**COLLECTED DATA**

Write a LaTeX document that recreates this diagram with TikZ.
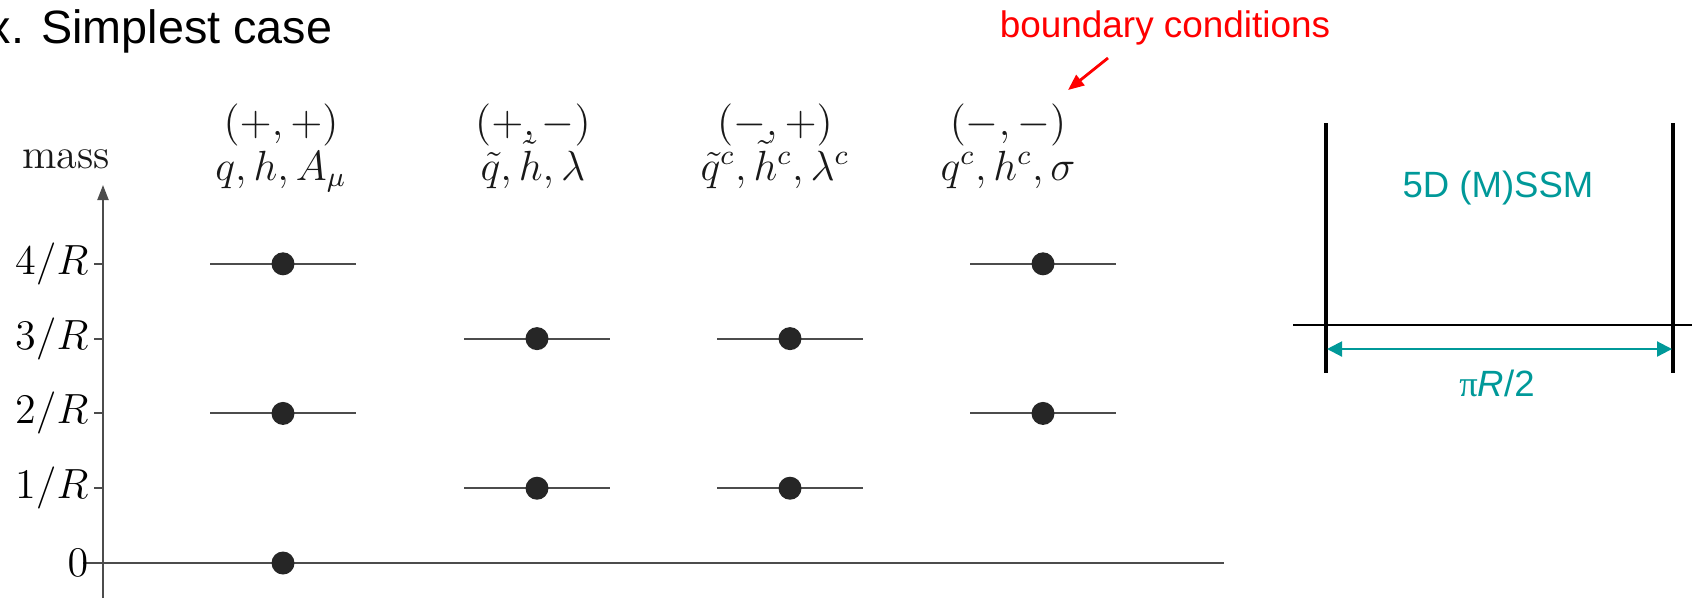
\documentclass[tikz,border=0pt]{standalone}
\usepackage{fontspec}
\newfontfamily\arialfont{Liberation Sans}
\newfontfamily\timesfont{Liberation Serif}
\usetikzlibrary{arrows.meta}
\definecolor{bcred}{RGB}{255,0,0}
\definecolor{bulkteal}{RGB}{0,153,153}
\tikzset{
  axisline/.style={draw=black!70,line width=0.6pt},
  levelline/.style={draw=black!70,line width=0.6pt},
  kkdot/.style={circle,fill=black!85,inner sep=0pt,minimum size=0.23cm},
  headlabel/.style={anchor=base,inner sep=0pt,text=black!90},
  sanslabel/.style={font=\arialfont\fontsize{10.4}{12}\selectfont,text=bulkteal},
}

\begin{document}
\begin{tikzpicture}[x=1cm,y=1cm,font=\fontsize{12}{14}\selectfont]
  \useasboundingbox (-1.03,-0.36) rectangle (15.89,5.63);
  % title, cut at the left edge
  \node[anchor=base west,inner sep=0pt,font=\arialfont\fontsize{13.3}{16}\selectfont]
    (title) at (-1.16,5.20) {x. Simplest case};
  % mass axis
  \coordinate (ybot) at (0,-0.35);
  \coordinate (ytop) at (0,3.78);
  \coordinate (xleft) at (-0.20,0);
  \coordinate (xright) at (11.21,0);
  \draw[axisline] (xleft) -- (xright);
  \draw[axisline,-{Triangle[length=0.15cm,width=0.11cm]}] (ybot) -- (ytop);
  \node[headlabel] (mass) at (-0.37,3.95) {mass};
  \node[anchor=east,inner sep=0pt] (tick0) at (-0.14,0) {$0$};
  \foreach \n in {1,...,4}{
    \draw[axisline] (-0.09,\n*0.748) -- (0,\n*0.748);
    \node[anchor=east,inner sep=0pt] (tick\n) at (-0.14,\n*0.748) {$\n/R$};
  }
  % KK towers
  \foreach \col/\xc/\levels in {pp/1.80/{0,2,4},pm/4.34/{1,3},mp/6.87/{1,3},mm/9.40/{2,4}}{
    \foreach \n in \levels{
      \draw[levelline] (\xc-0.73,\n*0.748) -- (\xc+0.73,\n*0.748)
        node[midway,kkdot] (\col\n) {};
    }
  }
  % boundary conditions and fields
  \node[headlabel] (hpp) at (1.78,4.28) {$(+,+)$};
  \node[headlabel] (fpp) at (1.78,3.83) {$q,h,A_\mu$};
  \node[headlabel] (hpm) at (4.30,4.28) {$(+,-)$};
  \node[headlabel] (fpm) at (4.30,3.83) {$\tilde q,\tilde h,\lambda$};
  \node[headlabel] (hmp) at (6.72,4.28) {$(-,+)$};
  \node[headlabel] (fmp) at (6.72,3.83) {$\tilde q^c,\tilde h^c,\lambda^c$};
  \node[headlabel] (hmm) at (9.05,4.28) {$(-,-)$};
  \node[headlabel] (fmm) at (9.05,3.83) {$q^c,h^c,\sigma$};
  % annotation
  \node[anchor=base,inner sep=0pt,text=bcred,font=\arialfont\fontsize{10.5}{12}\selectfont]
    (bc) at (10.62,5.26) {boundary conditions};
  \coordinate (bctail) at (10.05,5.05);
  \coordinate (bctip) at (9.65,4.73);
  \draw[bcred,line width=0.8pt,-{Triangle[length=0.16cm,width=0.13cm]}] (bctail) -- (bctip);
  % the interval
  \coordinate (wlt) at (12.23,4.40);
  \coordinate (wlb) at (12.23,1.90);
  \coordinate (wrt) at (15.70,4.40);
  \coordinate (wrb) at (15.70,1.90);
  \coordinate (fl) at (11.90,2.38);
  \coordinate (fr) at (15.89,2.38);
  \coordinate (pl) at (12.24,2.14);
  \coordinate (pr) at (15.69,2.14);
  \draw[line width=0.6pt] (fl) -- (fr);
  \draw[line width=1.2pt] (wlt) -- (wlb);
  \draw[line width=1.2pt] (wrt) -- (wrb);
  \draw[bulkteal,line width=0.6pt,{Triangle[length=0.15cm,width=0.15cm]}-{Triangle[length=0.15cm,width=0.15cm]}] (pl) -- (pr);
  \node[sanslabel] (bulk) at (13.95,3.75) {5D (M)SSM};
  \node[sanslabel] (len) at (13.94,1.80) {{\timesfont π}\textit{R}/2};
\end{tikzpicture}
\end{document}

**SHORT PROBLEM**
Transcribe all the data word for word; the images stay out.

**EXERCISE RESULT**
Write a LaTeX document that recreates this diagram with TikZ.
\documentclass[tikz,border=0pt]{standalone}
\usepackage{fontspec}
\newfontfamily\arialfont{Liberation Sans}
\newfontfamily\timesfont{Liberation Serif}
\usetikzlibrary{arrows.meta}
\definecolor{bcred}{RGB}{255,0,0}
\definecolor{bulkteal}{RGB}{0,153,153}
\tikzset{
  axisline/.style={draw=black!70,line width=0.6pt},
  levelline/.style={draw=black!70,line width=0.6pt},
  kkdot/.style={circle,fill=black!85,inner sep=0pt,minimum size=0.23cm},
  headlabel/.style={anchor=base,inner sep=0pt,text=black!90},
  sanslabel/.style={font=\arialfont\fontsize{10.4}{12}\selectfont,text=bulkteal},
}

\begin{document}
\begin{tikzpicture}[x=1cm,y=1cm,font=\fontsize{12}{14}\selectfont]
  \useasboundingbox (-1.03,-0.36) rectangle (15.89,5.63);
  % title, cut at the left edge
  \node[anchor=base west,inner sep=0pt,font=\arialfont\fontsize{13.3}{16}\selectfont]
    (title) at (-1.16,5.20) {x. Simplest case};
  % mass axis
  \coordinate (ybot) at (0,-0.35);
  \coordinate (ytop) at (0,3.78);
  \coordinate (xleft) at (-0.20,0);
  \coordinate (xright) at (11.21,0);
  \draw[axisline] (xleft) -- (xright);
  \draw[axisline,-{Triangle[length=0.15cm,width=0.11cm]}] (ybot) -- (ytop);
  \node[headlabel] (mass) at (-0.37,3.95) {mass};
  \node[anchor=east,inner sep=0pt] (tick0) at (-0.14,0) {$0$};
  \foreach \n in {1,...,4}{
    \draw[axisline] (-0.09,\n*0.748) -- (0,\n*0.748);
    \node[anchor=east,inner sep=0pt] (tick\n) at (-0.14,\n*0.748) {$\n/R$};
  }
  % KK towers
  \foreach \col/\xc/\levels in {pp/1.80/{0,2,4},pm/4.34/{1,3},mp/6.87/{1,3},mm/9.40/{2,4}}{
    \foreach \n in \levels{
      \draw[levelline] (\xc-0.73,\n*0.748) -- (\xc+0.73,\n*0.748)
        node[midway,kkdot] (\col\n) {};
    }
  }
  % boundary conditions and fields
  \node[headlabel] (hpp) at (1.78,4.28) {$(+,+)$};
  \node[headlabel] (fpp) at (1.78,3.83) {$q,h,A_\mu$};
  \node[headlabel] (hpm) at (4.30,4.28) {$(+,-)$};
  \node[headlabel] (fpm) at (4.30,3.83) {$\tilde q,\tilde h,\lambda$};
  \node[headlabel] (hmp) at (6.72,4.28) {$(-,+)$};
  \node[headlabel] (fmp) at (6.72,3.83) {$\tilde q^c,\tilde h^c,\lambda^c$};
  \node[headlabel] (hmm) at (9.05,4.28) {$(-,-)$};
  \node[headlabel] (fmm) at (9.05,3.83) {$q^c,h^c,\sigma$};
  % annotation
  \node[anchor=base,inner sep=0pt,text=bcred,font=\arialfont\fontsize{10.5}{12}\selectfont]
    (bc) at (10.62,5.26) {boundary conditions};
  \coordinate (bctail) at (10.05,5.05);
  \coordinate (bctip) at (9.65,4.73);
  \draw[bcred,line width=0.8pt,-{Triangle[length=0.16cm,width=0.13cm]}] (bctail) -- (bctip);
  % the interval
  \coordinate (wlt) at (12.23,4.40);
  \coordinate (wlb) at (12.23,1.90);
  \coordinate (wrt) at (15.70,4.40);
  \coordinate (wrb) at (15.70,1.90);
  \coordinate (fl) at (11.90,2.38);
  \coordinate (fr) at (15.89,2.38);
  \coordinate (pl) at (12.24,2.14);
  \coordinate (pr) at (15.69,2.14);
  \draw[line width=0.6pt] (fl) -- (fr);
  \draw[line width=1.2pt] (wlt) -- (wlb);
  \draw[line width=1.2pt] (wrt) -- (wrb);
  \draw[bulkteal,line width=0.6pt,{Triangle[length=0.15cm,width=0.15cm]}-{Triangle[length=0.15cm,width=0.15cm]}] (pl) -- (pr);
  \node[sanslabel] (bulk) at (13.95,3.75) {5D (M)SSM};
  \node[sanslabel] (len) at (13.94,1.80) {{\timesfont π}\textit{R}/2};
\end{tikzpicture}
\end{document}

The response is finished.